═════ Data section ═════

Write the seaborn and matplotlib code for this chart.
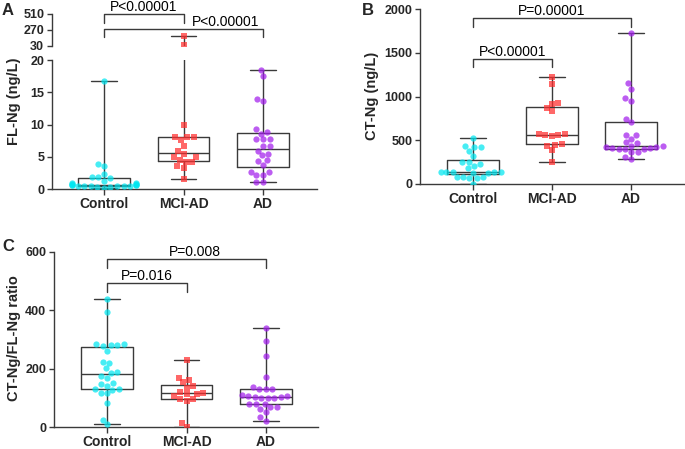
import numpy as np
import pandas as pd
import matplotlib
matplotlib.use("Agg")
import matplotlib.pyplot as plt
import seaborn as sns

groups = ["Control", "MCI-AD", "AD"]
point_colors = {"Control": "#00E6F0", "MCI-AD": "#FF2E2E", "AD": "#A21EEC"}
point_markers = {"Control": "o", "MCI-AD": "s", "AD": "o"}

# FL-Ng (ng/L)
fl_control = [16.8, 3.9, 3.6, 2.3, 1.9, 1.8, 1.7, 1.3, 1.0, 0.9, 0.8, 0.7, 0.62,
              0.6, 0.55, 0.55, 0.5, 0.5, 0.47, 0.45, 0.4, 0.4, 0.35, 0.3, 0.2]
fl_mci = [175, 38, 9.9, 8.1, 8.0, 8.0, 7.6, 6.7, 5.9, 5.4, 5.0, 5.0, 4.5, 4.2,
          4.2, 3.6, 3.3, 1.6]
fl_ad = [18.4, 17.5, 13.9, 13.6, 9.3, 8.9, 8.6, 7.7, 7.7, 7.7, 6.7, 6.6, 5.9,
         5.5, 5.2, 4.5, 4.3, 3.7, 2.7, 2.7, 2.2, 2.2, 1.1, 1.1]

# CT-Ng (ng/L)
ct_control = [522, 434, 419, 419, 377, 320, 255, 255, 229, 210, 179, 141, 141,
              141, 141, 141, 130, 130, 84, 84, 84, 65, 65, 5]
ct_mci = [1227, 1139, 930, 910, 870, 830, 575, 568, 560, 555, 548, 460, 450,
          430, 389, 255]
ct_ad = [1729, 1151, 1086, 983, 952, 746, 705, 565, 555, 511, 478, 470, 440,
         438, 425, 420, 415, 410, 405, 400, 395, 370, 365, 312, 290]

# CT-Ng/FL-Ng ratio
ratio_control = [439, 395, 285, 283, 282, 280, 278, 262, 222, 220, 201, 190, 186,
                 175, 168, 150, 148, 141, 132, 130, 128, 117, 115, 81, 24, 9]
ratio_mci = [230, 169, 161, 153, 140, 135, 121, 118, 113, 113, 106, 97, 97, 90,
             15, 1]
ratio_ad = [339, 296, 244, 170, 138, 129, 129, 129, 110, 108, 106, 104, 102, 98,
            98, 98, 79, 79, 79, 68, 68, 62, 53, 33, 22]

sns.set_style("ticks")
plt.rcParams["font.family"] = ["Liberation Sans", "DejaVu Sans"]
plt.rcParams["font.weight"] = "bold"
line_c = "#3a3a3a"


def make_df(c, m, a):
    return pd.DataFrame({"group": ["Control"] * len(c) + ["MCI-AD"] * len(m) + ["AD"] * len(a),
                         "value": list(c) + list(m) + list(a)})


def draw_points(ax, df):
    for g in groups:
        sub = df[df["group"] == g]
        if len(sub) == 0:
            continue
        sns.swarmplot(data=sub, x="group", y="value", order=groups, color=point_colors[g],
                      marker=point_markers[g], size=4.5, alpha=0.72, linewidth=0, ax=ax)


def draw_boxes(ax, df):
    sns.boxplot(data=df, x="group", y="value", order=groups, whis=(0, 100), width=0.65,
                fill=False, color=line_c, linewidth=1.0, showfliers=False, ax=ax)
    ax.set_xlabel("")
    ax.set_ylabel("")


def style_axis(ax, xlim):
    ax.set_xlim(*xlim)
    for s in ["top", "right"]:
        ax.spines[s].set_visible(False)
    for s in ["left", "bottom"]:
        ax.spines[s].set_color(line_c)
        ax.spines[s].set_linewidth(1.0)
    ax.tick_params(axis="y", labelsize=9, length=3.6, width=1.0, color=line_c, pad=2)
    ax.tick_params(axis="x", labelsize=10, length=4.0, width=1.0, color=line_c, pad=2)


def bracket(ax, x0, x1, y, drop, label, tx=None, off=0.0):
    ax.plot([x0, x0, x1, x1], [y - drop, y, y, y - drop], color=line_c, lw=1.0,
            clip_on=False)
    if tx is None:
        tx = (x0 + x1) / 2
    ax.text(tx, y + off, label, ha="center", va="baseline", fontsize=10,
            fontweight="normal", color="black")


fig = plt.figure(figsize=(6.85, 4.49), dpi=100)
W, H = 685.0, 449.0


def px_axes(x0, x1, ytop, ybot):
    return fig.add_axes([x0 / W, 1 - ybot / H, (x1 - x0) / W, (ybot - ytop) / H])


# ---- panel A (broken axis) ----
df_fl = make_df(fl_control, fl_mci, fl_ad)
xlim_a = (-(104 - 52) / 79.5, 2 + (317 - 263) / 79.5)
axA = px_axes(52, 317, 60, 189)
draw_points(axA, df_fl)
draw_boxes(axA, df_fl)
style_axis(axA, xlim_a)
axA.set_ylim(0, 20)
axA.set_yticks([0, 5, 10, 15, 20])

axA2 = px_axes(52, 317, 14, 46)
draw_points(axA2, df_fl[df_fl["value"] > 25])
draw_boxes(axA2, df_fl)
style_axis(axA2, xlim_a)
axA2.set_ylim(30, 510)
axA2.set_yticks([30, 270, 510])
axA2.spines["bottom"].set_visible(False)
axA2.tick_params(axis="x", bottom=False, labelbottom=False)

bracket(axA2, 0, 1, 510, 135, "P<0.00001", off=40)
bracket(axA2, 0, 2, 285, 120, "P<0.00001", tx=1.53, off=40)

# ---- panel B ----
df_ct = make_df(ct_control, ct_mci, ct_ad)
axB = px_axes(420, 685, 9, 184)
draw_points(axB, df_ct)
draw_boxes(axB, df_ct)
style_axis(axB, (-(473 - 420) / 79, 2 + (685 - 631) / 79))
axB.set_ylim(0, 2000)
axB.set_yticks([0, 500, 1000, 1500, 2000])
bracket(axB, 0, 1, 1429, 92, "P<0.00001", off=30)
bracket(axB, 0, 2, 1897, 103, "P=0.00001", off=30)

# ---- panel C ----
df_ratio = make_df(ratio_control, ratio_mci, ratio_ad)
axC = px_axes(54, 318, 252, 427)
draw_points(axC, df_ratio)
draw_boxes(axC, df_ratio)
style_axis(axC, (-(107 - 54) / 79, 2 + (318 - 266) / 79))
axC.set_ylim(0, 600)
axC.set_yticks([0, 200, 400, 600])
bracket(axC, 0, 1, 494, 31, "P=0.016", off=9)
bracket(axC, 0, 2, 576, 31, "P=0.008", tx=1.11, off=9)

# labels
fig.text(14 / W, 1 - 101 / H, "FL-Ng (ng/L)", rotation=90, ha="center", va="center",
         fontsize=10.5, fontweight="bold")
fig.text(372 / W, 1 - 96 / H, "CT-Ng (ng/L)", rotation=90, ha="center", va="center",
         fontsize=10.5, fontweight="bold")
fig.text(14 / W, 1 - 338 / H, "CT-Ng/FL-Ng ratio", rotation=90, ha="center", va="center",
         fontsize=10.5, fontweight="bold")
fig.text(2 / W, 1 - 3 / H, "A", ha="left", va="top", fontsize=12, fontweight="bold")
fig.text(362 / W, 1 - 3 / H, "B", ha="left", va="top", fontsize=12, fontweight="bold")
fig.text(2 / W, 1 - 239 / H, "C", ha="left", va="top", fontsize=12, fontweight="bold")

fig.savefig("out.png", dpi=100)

═════

◆ Given problem: Skip every picture and return the lines above from the top through the one that contains "list(c) + list(m)".

◆ Written solution:
Write the seaborn and matplotlib code for this chart.
import numpy as np
import pandas as pd
import matplotlib
matplotlib.use("Agg")
import matplotlib.pyplot as plt
import seaborn as sns

groups = ["Control", "MCI-AD", "AD"]
point_colors = {"Control": "#00E6F0", "MCI-AD": "#FF2E2E", "AD": "#A21EEC"}
point_markers = {"Control": "o", "MCI-AD": "s", "AD": "o"}

# FL-Ng (ng/L)
fl_control = [16.8, 3.9, 3.6, 2.3, 1.9, 1.8, 1.7, 1.3, 1.0, 0.9, 0.8, 0.7, 0.62,
              0.6, 0.55, 0.55, 0.5, 0.5, 0.47, 0.45, 0.4, 0.4, 0.35, 0.3, 0.2]
fl_mci = [175, 38, 9.9, 8.1, 8.0, 8.0, 7.6, 6.7, 5.9, 5.4, 5.0, 5.0, 4.5, 4.2,
          4.2, 3.6, 3.3, 1.6]
fl_ad = [18.4, 17.5, 13.9, 13.6, 9.3, 8.9, 8.6, 7.7, 7.7, 7.7, 6.7, 6.6, 5.9,
         5.5, 5.2, 4.5, 4.3, 3.7, 2.7, 2.7, 2.2, 2.2, 1.1, 1.1]

# CT-Ng (ng/L)
ct_control = [522, 434, 419, 419, 377, 320, 255, 255, 229, 210, 179, 141, 141,
              141, 141, 141, 130, 130, 84, 84, 84, 65, 65, 5]
ct_mci = [1227, 1139, 930, 910, 870, 830, 575, 568, 560, 555, 548, 460, 450,
          430, 389, 255]
ct_ad = [1729, 1151, 1086, 983, 952, 746, 705, 565, 555, 511, 478, 470, 440,
         438, 425, 420, 415, 410, 405, 400, 395, 370, 365, 312, 290]

# CT-Ng/FL-Ng ratio
ratio_control = [439, 395, 285, 283, 282, 280, 278, 262, 222, 220, 201, 190, 186,
                 175, 168, 150, 148, 141, 132, 130, 128, 117, 115, 81, 24, 9]
ratio_mci = [230, 169, 161, 153, 140, 135, 121, 118, 113, 113, 106, 97, 97, 90,
             15, 1]
ratio_ad = [339, 296, 244, 170, 138, 129, 129, 129, 110, 108, 106, 104, 102, 98,
            98, 98, 79, 79, 79, 68, 68, 62, 53, 33, 22]

sns.set_style("ticks")
plt.rcParams["font.family"] = ["Liberation Sans", "DejaVu Sans"]
plt.rcParams["font.weight"] = "bold"
line_c = "#3a3a3a"


def make_df(c, m, a):
    return pd.DataFrame({"group": ["Control"] * len(c) + ["MCI-AD"] * len(m) + ["AD"] * len(a),
                         "value": list(c) + list(m) + list(a)})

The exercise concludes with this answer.